There is news today on potential data loss vulnerabilities in Mac OS and in Apple's notebook drives manufactured by Seagate.

The vulnerability involving the Mac OS was first documented by Tom Karpik.

Leopards Finder has a glaring bug in its directory-moving code, leading to horrendous data loss if a destination volume disappears while a move operation is in action. I first came across it when Samba crashed while I was moving a directory from my desktop over to a Samba mount on my FreeBSD server.

Ive now run tests on a Windows XP SP2 SMB mount, as well as a local HFS+ formatted USB drive, and the bug surfaces every time the destination disappears while the Finder is moving something to the destination.

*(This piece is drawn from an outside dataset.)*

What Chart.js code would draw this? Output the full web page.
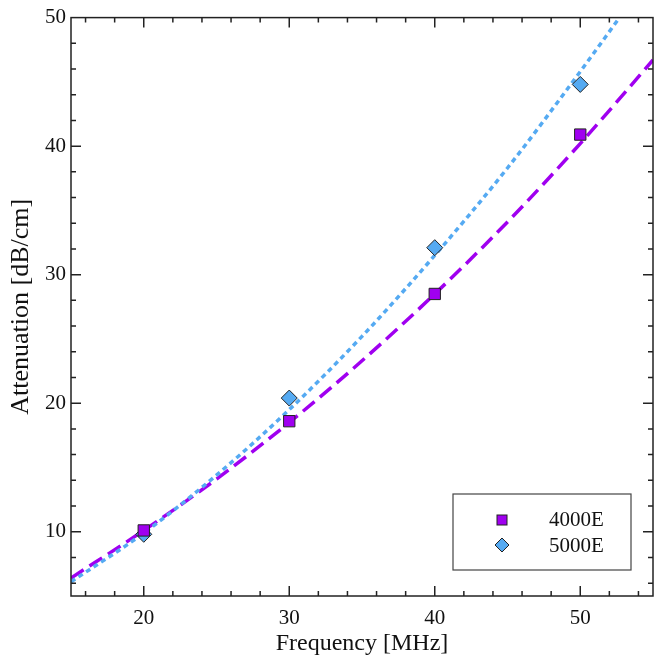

The bug is claimed to have existed as far back as Mac OS 10.3 Panther, though the site focuses mainly on Mac OS 10.5 "Leopard."

The other data loss vulnerability surrounds Apple's MacBook and MacBook Pro computers that utilize certain Seagate drives. UK data recovery firm Retrodata discovered a flaw where the read/write head fails and causes gouges in the hard drive platter.

The faulty drives are all Seagate 2.5" drives that are manufactured in China, with a Firmware revision of 7.01. They are also all SATA interface. No other drives seem (at this stage) to be affected.

Retrodata discovered the flaw due to the sheer volume of recovery requests of the particular drive, and strongly suggests that Apple take appropriate action, possibly including a product recall.